Road - road/trackway, Ballynascarry, Co. Kilkenny
Co. Kilkenny |
Roads & Tracks
On Graine Hill in County Kilkenny, a road runs.
Not an unusual thing in itself, except that this particular route is described as a very ancient highway from Munster, crossing over the top of the hill and dividing it into two nearly equal parts, with the southern portion falling in the townland of Ballynascarry and the northern in Glenreagh. The road predates any modern mapping of the area, and its line across the hilltop suggests it was once a significant overland connection between provinces rather than a local track serving nearby farms.

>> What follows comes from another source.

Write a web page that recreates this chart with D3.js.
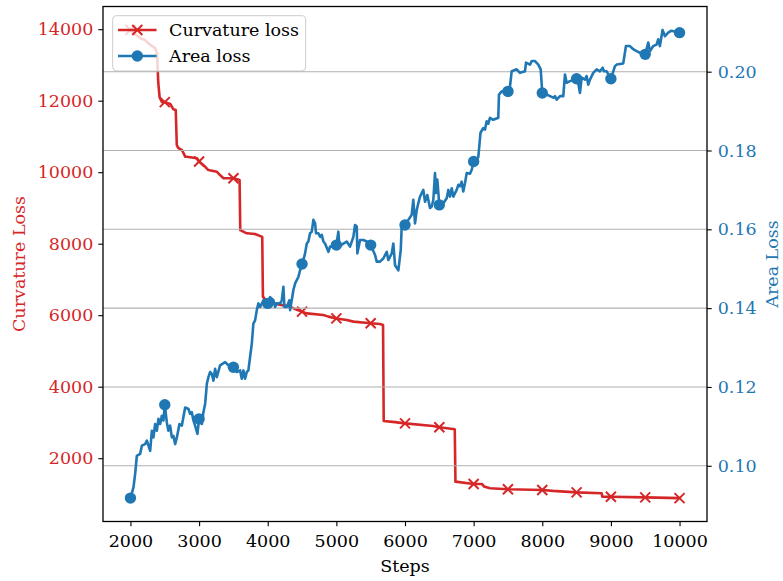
<!DOCTYPE html>
<html>
<head>
<meta charset="utf-8">
<script src="https://cdn.jsdelivr.net/npm/d3@7"></script>
<style>
  body { margin: 0; background: #fff; }
  svg { display: block; }
  text { font-family: "DejaVu Serif", serif; }
</style>
</head>
<body>
<svg id="chart" width="783" height="581"></svg>
<script>
// Curvature loss per training step (left axis)
const curvatureSteps = [2000, 2140, 2210, 2290, 2360, 2385, 2390, 2405, 2425, 2460, 2500, 2580, 2625, 2660, 2675, 2695,
  2750, 2800, 2820, 2970, 3000, 3090, 3135, 3260, 3305, 3355, 3500, 3590, 3600, 3695, 3815, 3920, 3930, 3985, 4085,
  4325, 4425, 4500, 4570, 4810, 4885, 5000, 5150, 5250, 5500, 5635, 5680, 5690, 5855, 6000, 6410, 6500, 6725, 6735,
  7000, 7120, 7150, 7240, 7500, 8000, 8155, 8500, 8865, 8875, 9000, 9500, 10000];
const curvatureValues = [13980, 13750, 13700, 13560, 13470, 13330, 13200, 12510, 12090, 11960, 11960, 11910, 11760, 11740, 10760, 10680,
  10620, 10430, 10430, 10390, 10300, 10150, 10060, 10010, 9920, 9830, 9830, 9780, 8380, 8290, 8270, 8190, 6520, 6380, 6330,
  6240, 6150, 6100, 6050, 6005, 5960, 5910, 5865, 5820, 5775, 5755, 5725, 3040, 3010, 2975, 2900, 2865, 2810, 1345,
  1280, 1280, 1210, 1160, 1130, 1110, 1085, 1045, 1020, 925, 923, 905, 884];

// Area loss per training step (right axis)
const areaSteps = [2000, 2044, 2068, 2093, 2141, 2166, 2214, 2239, 2287, 2312, 2335, 2360, 2384, 2408, 2433, 2457, 2481,
  2500, 2530, 2553, 2578, 2603, 2626, 2651, 2676, 2714, 2749, 2797, 2845, 2869, 2894, 2917, 2942, 2976,
  3000, 3040, 3063, 3088, 3113, 3136, 3161, 3185, 3209, 3233, 3258, 3306, 3379, 3427,
  3500, 3549, 3598, 3622, 3646, 3670, 3695, 3718, 3743, 3768, 3791, 3816, 3841, 3864, 3889, 3937,
  4000, 4034, 4083, 4107, 4132, 4180, 4205, 4228, 4243, 4278, 4316, 4326, 4350, 4374, 4399, 4423, 4447, 4471,
  4500, 4519, 4544, 4569, 4592, 4617, 4642, 4665, 4690, 4704, 4738, 4763, 4787, 4811, 4835, 4884, 4908, 4948,
  5000, 5029, 5044, 5102, 5151, 5199, 5248, 5272, 5297, 5306, 5345, 5393, 5443,
  5500, 5564, 5588, 5636, 5684, 5734, 5757, 5807, 5830, 5855, 5903, 5938, 5952,
  6000, 6049, 6098, 6121, 6146, 6171, 6194, 6219, 6244, 6267, 6292, 6325, 6365, 6389, 6413, 6437, 6452, 6471,
  6500, 6558, 6608, 6631, 6656, 6681, 6704, 6729, 6753, 6777, 6801, 6826, 6849, 6874, 6899, 6947, 6972,
  7000, 7068, 7100, 7141, 7166, 7190, 7214, 7238, 7286, 7359, 7369, 7409,
  7500, 7530, 7554, 7627, 7675, 7748, 7763, 7821, 7846, 7894, 7942, 7977,
  8000, 8064, 8112, 8160, 8185, 8210, 8258, 8306, 8331, 8355, 8404,
  8500, 8524, 8549, 8574, 8622, 8646, 8670, 8695, 8743, 8792, 8840, 8880, 8898, 8938,
  9000, 9059, 9084, 9180, 9219, 9277, 9325, 9375, 9423,
  9500, 9544, 9568, 9617, 9666, 9689, 9714, 9753, 9787, 9835, 9882, 10000];
const areaValues = [0.0918, 0.0945, 0.0979, 0.1025, 0.1030, 0.1051, 0.1055, 0.1064, 0.1038, 0.1089, 0.1072, 0.1106, 0.1089, 0.1119, 0.1106, 0.1127, 0.1115,
  0.1155, 0.1110, 0.1089, 0.1102, 0.1072, 0.1076, 0.1055, 0.1072, 0.1106, 0.1102, 0.1148, 0.1144, 0.1132, 0.1136, 0.1115, 0.1102, 0.1081,
  0.1119, 0.1106, 0.1136, 0.1157, 0.1208, 0.1225, 0.1238, 0.1233, 0.1216, 0.1246, 0.1225, 0.1255, 0.1263, 0.1255,
  0.1250, 0.1238, 0.1242, 0.1221, 0.1242, 0.1221, 0.1238, 0.1242, 0.1276, 0.1310, 0.1361, 0.1369, 0.1395, 0.1412, 0.1403, 0.1420,
  0.1412, 0.1428, 0.1420, 0.1403, 0.1412, 0.1412, 0.1420, 0.1454, 0.1403, 0.1403, 0.1420, 0.1395, 0.1420, 0.1446, 0.1463, 0.1471, 0.1479, 0.1496,
  0.1512, 0.1522, 0.1539, 0.1564, 0.1569, 0.1590, 0.1594, 0.1624, 0.1615, 0.1590, 0.1590, 0.1581, 0.1586, 0.1569, 0.1564, 0.1543, 0.1556, 0.1556,
  0.1560, 0.1594, 0.1556, 0.1564, 0.1569, 0.1556, 0.1581, 0.1611, 0.1607, 0.1539, 0.1573, 0.1573, 0.1569,
  0.1560, 0.1535, 0.1518, 0.1518, 0.1526, 0.1543, 0.1522, 0.1539, 0.1564, 0.1509, 0.1496, 0.1547, 0.1607,
  0.1611, 0.1624, 0.1637, 0.1675, 0.1615, 0.1649, 0.1666, 0.1683, 0.1692, 0.1700, 0.1670, 0.1687, 0.1654, 0.1658, 0.1675, 0.1743, 0.1692, 0.1726,
  0.1662, 0.1666, 0.1679, 0.1700, 0.1683, 0.1704, 0.1683, 0.1692, 0.1700, 0.1713, 0.1709, 0.1721, 0.1696, 0.1717, 0.1743, 0.1741, 0.1751,
  0.1772, 0.1783, 0.1845, 0.1857, 0.1853, 0.1874, 0.1868, 0.1883, 0.1878, 0.1883, 0.1942, 0.1950,
  0.1950, 0.1963, 0.2001, 0.2006, 0.1997, 0.2001, 0.2023, 0.2018, 0.2027, 0.2027, 0.2018, 0.2006,
  0.1946, 0.1942, 0.1938, 0.1934, 0.1938, 0.1929, 0.1938, 0.1938, 0.1993, 0.1972, 0.1976,
  0.1982, 0.1972, 0.1946, 0.1985, 0.1980, 0.1989, 0.1967, 0.1980, 0.1997, 0.2006, 0.2001, 0.2010, 0.2001, 0.2001,
  0.1982, 0.2014, 0.2018, 0.2021, 0.2065, 0.2065, 0.2057, 0.2052, 0.2048,
  0.2044, 0.2074, 0.2052, 0.2065, 0.2069, 0.2082, 0.2065, 0.2106, 0.2090, 0.2099, 0.2104, 0.2099];

const stepTicks = [2000, 3000, 4000, 5000, 6000, 7000, 8000, 9000, 10000];
const curvatureTicks = [2000, 4000, 6000, 8000, 10000, 12000, 14000];
const areaTicks = [0.10, 0.12, 0.14, 0.16, 0.18, 0.20];
const markerEvery = 500;

const RED = "#d62728", BLUE = "#1f77b4";
const FONT = 17.5;
const plot = { left: 103, right: 707, top: 6.5, bottom: 521.5 };

// Axis ranges with a 5% margin around the data
function padded(values) {
  const [lo, hi] = d3.extent(values);
  const m = (hi - lo) * 0.05;
  return [lo - m, hi + m];
}

const svg = d3.select("#chart");
const x = d3.scaleLinear().domain(padded(stepTicks.concat(curvatureSteps, areaSteps))).range([plot.left, plot.right]);
const yCurv = d3.scaleLinear().domain(padded(curvatureValues)).range([plot.bottom, plot.top]);
const yArea = d3.scaleLinear().domain(padded(areaValues)).range([plot.bottom, plot.top]);

const curvData = curvatureSteps.map((s, i) => ({ s, v: curvatureValues[i] }));
const areaData = areaSteps.map((s, i) => ({ s, v: areaValues[i] }));

svg.append("defs").append("clipPath").attr("id", "plotClip")
  .append("rect").attr("x", plot.left).attr("y", plot.top)
  .attr("width", plot.right - plot.left).attr("height", plot.bottom - plot.top);

// Curvature loss line with cross markers
const curvLayer = svg.append("g").attr("clip-path", "url(#plotClip)");
curvLayer.append("path").datum(curvData)
  .attr("fill", "none").attr("stroke", RED).attr("stroke-width", 2.6)
  .attr("stroke-linejoin", "round")
  .attr("d", d3.line().x(d => x(d.s)).y(d => yCurv(d.v)));
const crossPath = "M-5,-5L5,5M-5,5L5,-5";
curvLayer.selectAll(".cross").data(curvData.filter(d => d.s % markerEvery === 0))
  .enter().append("path").attr("class", "cross")
  .attr("transform", d => `translate(${x(d.s)},${yCurv(d.v)})`)
  .attr("d", crossPath).attr("stroke", RED).attr("stroke-width", 2).attr("fill", "none");

// Legend
const legend = svg.append("g");
legend.append("rect").attr("x", 112.7).attr("y", 15.7).attr("width", 193).attr("height", 55.3)
  .attr("rx", 4).attr("fill", "#fff").attr("fill-opacity", 0.8)
  .attr("stroke", "#cccccc").attr("stroke-width", 1);
const rows = [
  { label: "Curvature loss", color: RED, marker: "cross", y: 30 },
  { label: "Area loss", color: BLUE, marker: "circle", y: 56 }
];
rows.forEach(r => {
  legend.append("line").attr("x1", 118).attr("x2", 156.5).attr("y1", r.y).attr("y2", r.y)
    .attr("stroke", r.color).attr("stroke-width", 2.6);
  if (r.marker === "cross") {
    legend.append("path").attr("transform", `translate(137.3,${r.y})`).attr("d", crossPath)
      .attr("stroke", r.color).attr("stroke-width", 2).attr("fill", "none");
  } else {
    legend.append("circle").attr("cx", 137.3).attr("cy", r.y).attr("r", 5.7).attr("fill", r.color);
  }
  legend.append("text").attr("x", 169).attr("y", r.y).attr("dy", "0.35em")
    .attr("font-size", FONT).attr("fill", "#000").text(r.label);
});

// Horizontal grid at the area-loss ticks
svg.append("g").selectAll("line").data(areaTicks).enter().append("line")
  .attr("x1", plot.left).attr("x2", plot.right)
  .attr("y1", d => yArea(d)).attr("y2", d => yArea(d))
  .attr("stroke", "#b0b0b0").attr("stroke-width", 1.1);

// Area loss line with circle markers
const areaLayer = svg.append("g").attr("clip-path", "url(#plotClip)");
areaLayer.append("path").datum(areaData)
  .attr("fill", "none").attr("stroke", BLUE).attr("stroke-width", 2.6)
  .attr("stroke-linejoin", "round")
  .attr("d", d3.line().x(d => x(d.s)).y(d => yArea(d.v)));
areaLayer.selectAll(".dot").data(areaData.filter(d => d.s % markerEvery === 0))
  .enter().append("circle").attr("class", "dot")
  .attr("cx", d => x(d.s)).attr("cy", d => yArea(d.v)).attr("r", 5.7).attr("fill", BLUE);

// Axes
function styleAxis(g, color) {
  g.select(".domain").remove();
  g.selectAll(".tick line").attr("stroke", "#000").attr("stroke-width", 1.1);
  g.selectAll(".tick text").attr("font-size", FONT).attr("fill", color)
    .attr("font-family", '"DejaVu Serif", serif');
}

svg.append("g").attr("transform", `translate(0,${plot.bottom})`)
  .call(d3.axisBottom(x).tickValues(stepTicks).tickFormat(d3.format("d")).tickSize(4.7).tickPadding(8.2))
  .call(g => styleAxis(g, "#000"));

svg.append("g").attr("transform", `translate(${plot.left},0)`)
  .call(d3.axisLeft(yCurv).tickValues(curvatureTicks).tickFormat(d3.format("d")).tickSize(4.7).tickPadding(5))
  .call(g => styleAxis(g, RED));

svg.append("g").attr("transform", `translate(${plot.right},0)`)
  .call(d3.axisRight(yArea).tickValues(areaTicks).tickFormat(d3.format(".2f")).tickSize(4.7).tickPadding(6))
  .call(g => styleAxis(g, BLUE));

// Frame
svg.append("rect").attr("x", plot.left).attr("y", plot.top)
  .attr("width", plot.right - plot.left).attr("height", plot.bottom - plot.top)
  .attr("fill", "none").attr("stroke", "#000").attr("stroke-width", 1.3);

// Axis titles
svg.append("text").attr("x", (plot.left + plot.right) / 2).attr("y", 572)
  .attr("text-anchor", "middle").attr("font-size", FONT).attr("fill", "#000").text("Steps");
svg.append("text").attr("transform", `translate(25,${(plot.top + plot.bottom) / 2}) rotate(-90)`)
  .attr("text-anchor", "middle").attr("font-size", FONT).attr("fill", RED).text("Curvature Loss");
svg.append("text").attr("transform", `translate(765.5,${(plot.top + plot.bottom) / 2}) rotate(-90)`)
  .attr("text-anchor", "middle").attr("dy", "0.7em").attr("font-size", FONT).attr("fill", BLUE).text("Area Loss");
</script>
</body>
</html>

The description comes from the Kilkenny historian William Carrigan, writing in 1905, who noted the route in the second volume of his history of the diocese of Ossory. Carrigan was a meticulous local chronicler, and his observation places this trackway in a tradition of long-distance pre-modern routes that once moved people, livestock, and goods across Ireland before roads were engineered to follow valley floors and serve market towns. Such upland routes were often preferred precisely because they avoided the bogs and dense woodland of lower ground, keeping travellers on firm, visible terrain. Whether this particular road is genuinely ancient in the archaeological sense, meaning prehistoric or early medieval in origin, remains unverified. The evidence available is not sufficient to classify it as an archaeological monument, which means it sits in an uncertain space, historically noted but not formally confirmed.